**Records**
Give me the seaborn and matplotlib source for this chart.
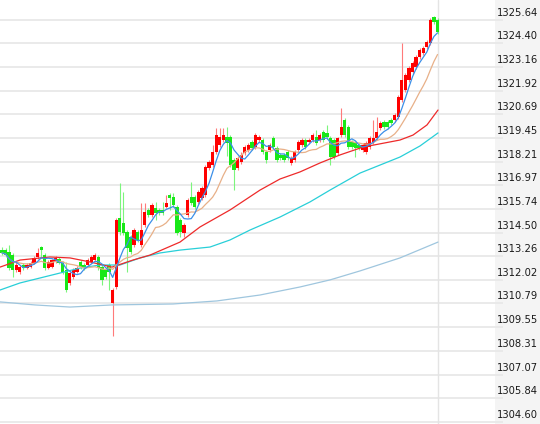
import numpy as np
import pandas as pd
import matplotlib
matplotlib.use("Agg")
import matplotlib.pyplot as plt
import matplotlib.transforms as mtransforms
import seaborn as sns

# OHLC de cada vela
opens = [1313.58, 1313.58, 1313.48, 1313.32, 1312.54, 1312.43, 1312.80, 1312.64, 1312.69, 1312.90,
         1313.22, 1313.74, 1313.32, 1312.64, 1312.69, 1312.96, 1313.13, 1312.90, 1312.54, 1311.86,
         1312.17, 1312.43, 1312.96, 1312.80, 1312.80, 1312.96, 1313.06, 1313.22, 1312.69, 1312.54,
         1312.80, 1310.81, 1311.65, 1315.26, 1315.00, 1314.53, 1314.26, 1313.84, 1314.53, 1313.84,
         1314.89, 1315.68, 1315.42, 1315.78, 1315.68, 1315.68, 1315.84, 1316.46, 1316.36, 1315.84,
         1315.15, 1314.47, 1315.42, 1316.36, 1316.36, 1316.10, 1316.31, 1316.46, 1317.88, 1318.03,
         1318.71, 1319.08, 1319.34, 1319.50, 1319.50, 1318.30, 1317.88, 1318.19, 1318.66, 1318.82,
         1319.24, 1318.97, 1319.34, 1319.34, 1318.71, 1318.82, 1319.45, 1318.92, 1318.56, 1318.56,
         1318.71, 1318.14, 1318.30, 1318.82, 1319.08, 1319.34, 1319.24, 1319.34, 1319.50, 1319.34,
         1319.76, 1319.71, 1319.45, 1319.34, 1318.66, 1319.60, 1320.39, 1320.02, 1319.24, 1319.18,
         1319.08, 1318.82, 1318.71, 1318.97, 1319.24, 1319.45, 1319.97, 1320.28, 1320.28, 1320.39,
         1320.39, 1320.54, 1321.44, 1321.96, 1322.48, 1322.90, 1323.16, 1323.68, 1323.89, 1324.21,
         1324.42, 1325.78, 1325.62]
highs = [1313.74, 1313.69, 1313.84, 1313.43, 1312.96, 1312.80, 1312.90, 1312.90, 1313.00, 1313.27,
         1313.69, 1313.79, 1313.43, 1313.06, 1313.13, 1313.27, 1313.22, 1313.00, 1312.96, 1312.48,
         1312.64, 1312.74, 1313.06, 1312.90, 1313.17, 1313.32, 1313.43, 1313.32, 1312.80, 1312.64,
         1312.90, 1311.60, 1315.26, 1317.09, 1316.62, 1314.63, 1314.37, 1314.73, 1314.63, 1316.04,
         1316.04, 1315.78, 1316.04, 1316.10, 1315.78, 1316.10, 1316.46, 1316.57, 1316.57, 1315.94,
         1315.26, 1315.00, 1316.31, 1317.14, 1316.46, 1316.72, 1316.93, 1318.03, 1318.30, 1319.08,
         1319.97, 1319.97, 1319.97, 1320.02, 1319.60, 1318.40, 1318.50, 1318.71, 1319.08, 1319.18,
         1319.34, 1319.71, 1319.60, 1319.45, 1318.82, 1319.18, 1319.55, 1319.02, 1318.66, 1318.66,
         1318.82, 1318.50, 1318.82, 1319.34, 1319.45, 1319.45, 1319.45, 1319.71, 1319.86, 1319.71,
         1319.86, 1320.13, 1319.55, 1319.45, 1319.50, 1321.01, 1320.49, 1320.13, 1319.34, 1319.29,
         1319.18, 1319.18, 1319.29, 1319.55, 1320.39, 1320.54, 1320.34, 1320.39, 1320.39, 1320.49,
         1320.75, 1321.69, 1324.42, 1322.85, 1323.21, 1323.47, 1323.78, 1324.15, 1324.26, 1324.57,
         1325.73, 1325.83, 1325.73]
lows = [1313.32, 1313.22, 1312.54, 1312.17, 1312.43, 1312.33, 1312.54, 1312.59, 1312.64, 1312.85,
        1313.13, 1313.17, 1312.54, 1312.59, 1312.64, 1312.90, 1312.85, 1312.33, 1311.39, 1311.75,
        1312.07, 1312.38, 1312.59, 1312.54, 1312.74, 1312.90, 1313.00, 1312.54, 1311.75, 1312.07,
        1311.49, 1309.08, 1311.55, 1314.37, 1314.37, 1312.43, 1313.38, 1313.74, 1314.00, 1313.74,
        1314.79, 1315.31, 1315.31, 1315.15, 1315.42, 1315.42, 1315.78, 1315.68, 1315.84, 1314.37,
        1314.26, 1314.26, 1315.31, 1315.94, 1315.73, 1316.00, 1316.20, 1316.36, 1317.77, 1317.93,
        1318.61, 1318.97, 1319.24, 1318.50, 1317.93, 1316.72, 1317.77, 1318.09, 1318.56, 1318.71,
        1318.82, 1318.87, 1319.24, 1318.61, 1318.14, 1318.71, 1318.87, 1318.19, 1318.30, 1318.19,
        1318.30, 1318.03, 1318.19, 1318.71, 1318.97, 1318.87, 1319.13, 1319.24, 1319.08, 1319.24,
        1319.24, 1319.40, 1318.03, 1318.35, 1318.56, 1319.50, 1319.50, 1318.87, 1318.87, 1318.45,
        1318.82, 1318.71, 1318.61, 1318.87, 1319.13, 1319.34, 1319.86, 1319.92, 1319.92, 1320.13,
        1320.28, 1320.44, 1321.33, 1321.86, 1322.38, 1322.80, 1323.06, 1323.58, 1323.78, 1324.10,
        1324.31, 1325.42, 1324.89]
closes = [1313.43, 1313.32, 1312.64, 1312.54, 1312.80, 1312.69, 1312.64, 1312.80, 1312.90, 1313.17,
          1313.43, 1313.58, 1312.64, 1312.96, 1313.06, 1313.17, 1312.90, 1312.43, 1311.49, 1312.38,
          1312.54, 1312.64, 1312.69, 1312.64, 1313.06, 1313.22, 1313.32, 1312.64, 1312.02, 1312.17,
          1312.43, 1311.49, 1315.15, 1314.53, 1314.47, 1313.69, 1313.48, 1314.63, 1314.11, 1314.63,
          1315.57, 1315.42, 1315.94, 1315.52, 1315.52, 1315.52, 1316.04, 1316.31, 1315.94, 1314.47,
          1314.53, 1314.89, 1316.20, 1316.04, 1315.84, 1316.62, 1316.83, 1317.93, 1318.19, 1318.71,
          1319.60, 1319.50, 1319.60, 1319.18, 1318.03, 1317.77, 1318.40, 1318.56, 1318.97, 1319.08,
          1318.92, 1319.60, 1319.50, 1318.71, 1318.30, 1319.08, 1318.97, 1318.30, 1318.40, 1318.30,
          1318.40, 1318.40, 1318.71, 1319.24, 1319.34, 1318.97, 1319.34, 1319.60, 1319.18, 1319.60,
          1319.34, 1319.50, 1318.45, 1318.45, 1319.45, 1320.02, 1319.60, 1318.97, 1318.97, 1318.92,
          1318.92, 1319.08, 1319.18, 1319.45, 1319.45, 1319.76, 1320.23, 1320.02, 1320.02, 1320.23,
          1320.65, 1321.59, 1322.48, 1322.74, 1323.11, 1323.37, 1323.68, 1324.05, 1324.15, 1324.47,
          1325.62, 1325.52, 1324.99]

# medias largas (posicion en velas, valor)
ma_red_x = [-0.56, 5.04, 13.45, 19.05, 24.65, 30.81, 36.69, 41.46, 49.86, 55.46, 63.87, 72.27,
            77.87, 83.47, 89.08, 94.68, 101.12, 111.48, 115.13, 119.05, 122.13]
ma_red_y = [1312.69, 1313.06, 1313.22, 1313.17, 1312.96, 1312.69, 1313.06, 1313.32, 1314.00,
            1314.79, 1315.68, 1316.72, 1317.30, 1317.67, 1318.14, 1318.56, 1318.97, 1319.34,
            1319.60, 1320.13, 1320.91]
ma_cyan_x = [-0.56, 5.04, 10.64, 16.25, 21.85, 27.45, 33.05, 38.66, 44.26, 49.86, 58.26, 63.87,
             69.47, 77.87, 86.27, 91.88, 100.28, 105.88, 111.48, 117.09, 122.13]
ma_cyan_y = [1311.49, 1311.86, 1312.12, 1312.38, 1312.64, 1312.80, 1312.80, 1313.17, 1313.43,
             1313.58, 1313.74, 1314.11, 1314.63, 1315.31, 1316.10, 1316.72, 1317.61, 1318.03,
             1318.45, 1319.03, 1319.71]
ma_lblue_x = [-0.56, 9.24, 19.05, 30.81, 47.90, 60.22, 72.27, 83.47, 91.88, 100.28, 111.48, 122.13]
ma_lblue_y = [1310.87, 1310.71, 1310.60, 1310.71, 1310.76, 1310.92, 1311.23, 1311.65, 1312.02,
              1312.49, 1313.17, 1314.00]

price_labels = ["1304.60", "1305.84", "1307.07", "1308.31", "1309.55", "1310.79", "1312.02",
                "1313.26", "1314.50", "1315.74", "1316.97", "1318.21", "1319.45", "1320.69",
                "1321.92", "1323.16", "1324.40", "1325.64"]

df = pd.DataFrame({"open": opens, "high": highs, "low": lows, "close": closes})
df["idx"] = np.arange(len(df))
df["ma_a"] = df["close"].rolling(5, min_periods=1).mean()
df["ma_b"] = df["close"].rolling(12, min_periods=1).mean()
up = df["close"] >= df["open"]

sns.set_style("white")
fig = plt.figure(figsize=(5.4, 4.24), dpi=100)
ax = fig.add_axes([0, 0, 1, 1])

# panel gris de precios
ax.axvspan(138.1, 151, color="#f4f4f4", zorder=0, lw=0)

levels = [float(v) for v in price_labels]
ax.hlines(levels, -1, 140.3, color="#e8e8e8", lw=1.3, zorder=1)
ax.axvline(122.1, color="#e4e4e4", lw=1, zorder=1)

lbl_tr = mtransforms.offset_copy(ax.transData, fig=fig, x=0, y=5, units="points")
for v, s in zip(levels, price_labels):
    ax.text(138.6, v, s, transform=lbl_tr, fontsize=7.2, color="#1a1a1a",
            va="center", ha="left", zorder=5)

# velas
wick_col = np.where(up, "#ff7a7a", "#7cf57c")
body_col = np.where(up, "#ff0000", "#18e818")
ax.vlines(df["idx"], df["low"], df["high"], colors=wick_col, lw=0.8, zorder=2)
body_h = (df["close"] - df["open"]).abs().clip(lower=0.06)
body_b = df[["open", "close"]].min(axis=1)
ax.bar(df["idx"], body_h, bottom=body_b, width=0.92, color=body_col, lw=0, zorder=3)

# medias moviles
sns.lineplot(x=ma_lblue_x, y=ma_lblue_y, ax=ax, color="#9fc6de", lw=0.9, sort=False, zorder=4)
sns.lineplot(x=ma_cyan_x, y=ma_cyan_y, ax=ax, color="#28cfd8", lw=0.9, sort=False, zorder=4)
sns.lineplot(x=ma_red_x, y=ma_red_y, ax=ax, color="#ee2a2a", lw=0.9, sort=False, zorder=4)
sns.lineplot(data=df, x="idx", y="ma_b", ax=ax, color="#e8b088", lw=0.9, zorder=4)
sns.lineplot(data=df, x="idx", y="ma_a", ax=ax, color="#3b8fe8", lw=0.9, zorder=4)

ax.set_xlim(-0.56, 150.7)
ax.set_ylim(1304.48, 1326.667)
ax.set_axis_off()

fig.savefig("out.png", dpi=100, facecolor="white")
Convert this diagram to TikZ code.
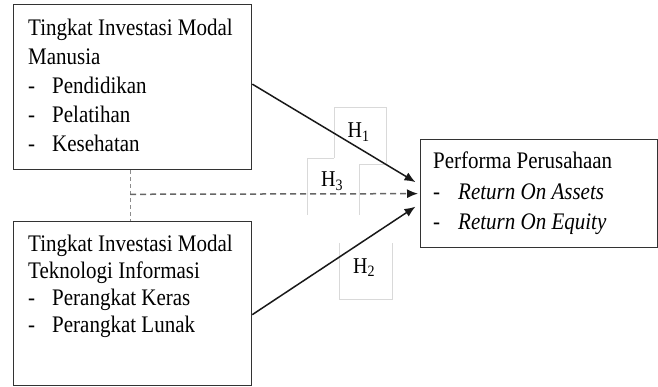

**Exercise prompt**
Copy only the part of the records that runs from the first line to the line with "import seaborn as sns", ends included, leaving pictures out.

**Full response**
Give me the seaborn and matplotlib source for this chart.
import numpy as np
import pandas as pd
import matplotlib
matplotlib.use("Agg")
import matplotlib.pyplot as plt
import matplotlib.transforms as mtransforms
import seaborn as sns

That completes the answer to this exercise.